Kalau di Tiktok, "Nyesel banget deh udah beli ini..". Kalau di buku bisa, "Kemarin aku mati."
Hah?
Jadi kita akan tergoda untuk menonton atau membaca sampai akhir.
Ketiga adalah diksi yang kongkrit. "Jangan abstrak," singkat Kartini. Contohnya adalah:
Saya menangis = kongkrit
Saya sedih = abstrak
Saya membanting pintu = kongkrit
Saya kecewa = abstrak
Tips menulis cerita di bawah ini bisa pilihan rekomendasi untuk mulai berkisah:
- Pikirkan yang tidak lumrah, "Gimana kalo...".
- Pikirkan sesuatu yang berkebalikan dengan stigma, bisa distimulus dengan "Siapa bilang kalo...", misalkan "Siapa bilang kalo cantik itu membahagiakan..? Cantik itu luka."
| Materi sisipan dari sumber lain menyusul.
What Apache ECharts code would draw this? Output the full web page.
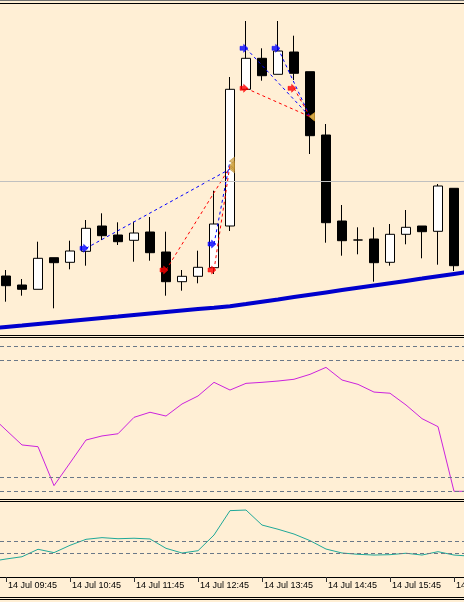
<!DOCTYPE html>
<html><head><meta charset="utf-8">
<script src="https://cdn.jsdelivr.net/npm/echarts@6/dist/echarts.min.js"></script>
<style>html,body{margin:0;padding:0;background:#FFEFD5}#c{width:464px;height:602px}</style>
</head><body><div id="c"></div>
<script>
// ---- data ----
const candleTimes = ['09:45','10:00','10:15','10:30','10:45','11:00','11:15','11:30','11:45','12:00','12:15','12:30','12:45','13:00','13:15','13:30','13:45','14:00','14:15','14:30','14:45','15:00','15:15','15:30','15:45','16:00','16:15','16:30','16:45'];
const tickIndex = [0,4,8,12,16,20,24,28];
const tickLabels = ['14 Jul 09:45','14 Jul 10:45','14 Jul 11:45','14 Jul 12:45','14 Jul 13:45','14 Jul 14:45','14 Jul 15:45','14 Jul 16:45'];

const opens  = [87.550,87.460,87.417,87.733,87.687,87.797,88.050,87.960,87.907,87.990,87.790,87.493,87.547,87.633,88.050,89.417,89.727,89.567,89.790,89.593,88.960,88.100,87.910,87.920,87.687,87.967,88.050,87.997,88.427];
const highs  = [87.610,87.520,87.893,87.733,87.903,88.110,88.177,88.087,88.093,88.140,87.993,87.610,87.803,88.403,89.540,90.100,89.827,90.100,89.953,89.593,89.070,88.260,88.037,88.037,88.070,88.210,88.050,88.470,88.427];
const lows   = [87.293,87.353,87.417,87.227,87.617,87.653,87.910,87.860,87.693,87.703,87.353,87.403,87.477,87.570,88.000,89.417,89.503,89.567,89.510,88.770,87.883,87.753,87.767,87.493,87.653,87.867,87.727,87.663,87.600];
const closes = [87.453,87.417,87.727,87.683,87.800,88.027,87.953,87.893,87.980,87.783,87.493,87.547,87.637,88.070,89.417,89.727,89.553,89.800,89.577,88.953,88.083,87.903,87.910,87.683,87.967,88.037,87.993,88.450,87.653];

// indicator values at bar index -1 .. 29 (first and last lie just beyond the visible edges)
const lineIndex = [-1,0,1,2,3,4,5,6,7,8,9,10,11,12,13,14,15,16,17,18,19,20,21,22,23,24,25,26,27,28,29];
const maValues = [87.026,87.041,87.055,87.070,87.085,87.100,87.115,87.130,87.144,87.159,87.174,87.189,87.204,87.219,87.233,87.248,87.270,87.293,87.316,87.340,87.363,87.386,87.409,87.432,87.455,87.478,87.501,87.524,87.548,87.571,87.594];
const stochValues = [52.6,42.2,31.9,30.7,3.9,19.5,35.3,38.1,39.6,50.9,54.4,51.8,60.1,65.6,75.0,69.7,74.3,75.0,75.9,77.1,80.5,85.3,76.6,73.6,68.3,67.5,59.4,50.0,44.5,0,0];
const adxValues = [12.8,15.0,16.9,23.1,20.3,26.4,31.4,32.8,31.9,32.3,31.7,23.9,20.0,21.9,35.0,55.3,55.8,43.3,39.8,35.8,30.3,23.3,20.0,18.9,18.3,18.6,19.8,18.3,21.1,18.3,17.4];
const stochLevels = [0,10,90,100];
const adxLevels = [20,30];
const priceLine = 88.50;

// trades
const tradeType  = ['buy','sell','buy','sell','buy','sell','buy','sell'];
const openIndex  = [5,10,13,13,15,15,17,18];
const openPrice  = [87.827,87.610,87.870,87.610,89.827,89.427,89.827,89.427];
const closeIndex = [14,14,14,14,19,19,19,19];
const closePrice = [88.620,88.640,88.700,88.660,89.143,89.143,89.143,89.143];

// ---- chart ----
const BG = '#FFEFD5';
const chart = echarts.init(document.getElementById('c'), null, {renderer: 'canvas'});
const FONT = 'Liberation Sans';

const candleData = candleTimes.map((t, i) => [i, opens[i], closes[i], lows[i], highs[i]]);
const zip = (xs, ys) => xs.map((x, i) => [x, ys[i]]);

function xAx(i) {
  return {
    type: 'value', gridIndex: i, min: -0.375, max: 28.625,
    show: i === 2,
    axisLine: {show: true, lineStyle: {color: '#000', width: 1}},
    axisTick: {show: true, customValues: tickIndex, length: 5, lineStyle: {color: '#303030'}},
    axisLabel: {
      show: true, customValues: tickIndex,
      formatter: v => { const j = tickIndex.indexOf(Math.round(v)); return j >= 0 ? tickLabels[j] : ''; },
      align: 'left', margin: 4, padding: [0, 0, 0, 2],
      fontFamily: FONT, fontSize: 9, color: '#000'
    },
    splitLine: {show: false}
  };
}

const series = [];
// reference price line (beneath candles)
series.push({
  type: 'line', xAxisIndex: 0, yAxisIndex: 0, data: [], z: 1, silent: true,
  markLine: {silent: true, symbol: 'none', label: {show: false}, animation: false,
    lineStyle: {color: '#c0c0c0', type: 'solid', width: 1},
    data: [{yAxis: priceLine}]}
});
series.push({
  type: 'candlestick', xAxisIndex: 0, yAxisIndex: 0, z: 2, silent: true,
  barWidth: 10,
  encode: {x: 0, y: [1, 2, 3, 4]},
  itemStyle: {color: '#ffffff', color0: '#000000', borderColor: '#000000', borderColor0: '#000000', borderColorDoji: '#000000', borderWidth: 1},
  data: candleData
});
series.push({
  type: 'line', xAxisIndex: 0, yAxisIndex: 0, z: 3, silent: true,
  data: zip(lineIndex, maValues), symbol: 'none',
  lineStyle: {color: '#0000cd', width: 4}
});
// trade connection lines
tradeType.forEach((tp, i) => {
  series.push({
    type: 'line', xAxisIndex: 0, yAxisIndex: 0, z: 4, silent: true, symbol: 'none',
    data: [[openIndex[i], openPrice[i]], [closeIndex[i], closePrice[i]]],
    lineStyle: {color: tp === 'buy' ? '#0000ff' : '#ff0000', width: 1, type: [3, 3]}
  });
});
const arrowPath = 'path://M0,2.5L4.5,2.5L4.5,0L10,5L4.5,10L4.5,7.5L0,7.5Z';
series.push({
  type: 'scatter', xAxisIndex: 0, yAxisIndex: 0, z: 5, silent: true,
  symbol: arrowPath, symbolSize: [8, 8], symbolOffset: [-2, 0],
  data: tradeType.map((tp, i) => ({value: [openIndex[i], openPrice[i]],
    itemStyle: {color: tp === 'buy' ? '#0000ff' : '#ff0000', borderColor: tp === 'buy' ? '#0000ff' : '#ff0000', borderWidth: 0.6}}))
});
series.push({
  type: 'scatter', xAxisIndex: 0, yAxisIndex: 0, z: 5, silent: true,
  symbol: 'path://M6,0L0,5L6,10Z', symbolSize: [5, 8], symbolOffset: [2, 0],
  itemStyle: {color: '#d2a646', borderColor: '#a87a20', borderWidth: 0.5},
  data: tradeType.map((tp, i) => [closeIndex[i], closePrice[i]])
});
// oscillator panel
series.push({
  type: 'line', xAxisIndex: 1, yAxisIndex: 1, z: 3, silent: true, symbol: 'none',
  data: zip(lineIndex, stochValues),
  lineStyle: {color: '#cc22dd', width: 1},
  markLine: {silent: true, symbol: 'none', label: {show: false}, animation: false,
    lineStyle: {color: '#6a7888', type: [4, 3], width: 1},
    data: stochLevels.map(v => ({yAxis: v}))}
});
// lower panel
series.push({
  type: 'line', xAxisIndex: 2, yAxisIndex: 2, z: 3, silent: true, symbol: 'none',
  data: zip(lineIndex, adxValues),
  lineStyle: {color: '#20a898', width: 1},
  markLine: {silent: true, symbol: 'none', label: {show: false}, animation: false,
    lineStyle: {color: '#6a7888', type: [4, 3], width: 1},
    data: adxLevels.map(v => ({yAxis: v}))}
});

function hline(y, color) {
  return {type: 'line', z: 100, silent: true, shape: {x1: 0, y1: y + 0.5, x2: 464, y2: y + 0.5}, style: {stroke: color, lineWidth: 1}};
}

chart.setOption({
  animation: false,
  backgroundColor: BG,
  grid: [
    {left: 0, top: 4, width: 464, height: 331, outerBoundsMode: 'none', containLabel: false},
    {left: 0, top: 337, width: 464, height: 162, outerBoundsMode: 'none', containLabel: false},
    {left: 0, top: 502, width: 464, height: 75, outerBoundsMode: 'none', containLabel: false}
  ],
  xAxis: [xAx(0), xAx(1), xAx(2)],
  yAxis: [
    {type: 'value', gridIndex: 0, min: 86.96, max: 90.27, show: false, splitLine: {show: false}},
    {type: 'value', gridIndex: 1, min: -5.3, max: 106.2, show: false, splitLine: {show: false}},
    {type: 'value', gridIndex: 2, min: 0, max: 62.5, show: false, splitLine: {show: false}}
  ],
  series: series,
  graphic: [
    hline(0, '#707070'), hline(3, '#000'),
    hline(335, '#000'), hline(337, '#000'),
    hline(499, '#000'), hline(501, '#000'),
    hline(597, '#000'), hline(599, '#000')
  ]
});
</script>
</body></html>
- Pikirkan sesuatu yang menggelisahkan seperti ada yang ingin digaruk, kata kuncinya "Terus kenapa kalo.." misalkan "Terus kenapa kalo aku tidak sempurna..?".
- Pikirkan sesuatu yang terlanjur diyakini banyak orang, kata kuncinya "Gak salah kalo...". "Gak salah kok kalo kita bersikap tak peduli...".
"Mengkritisi tulisan sendiri bisa membuat kita menjadi penulis yang punya ciri khas dan bersinar suatu hari nanti." -Kartini.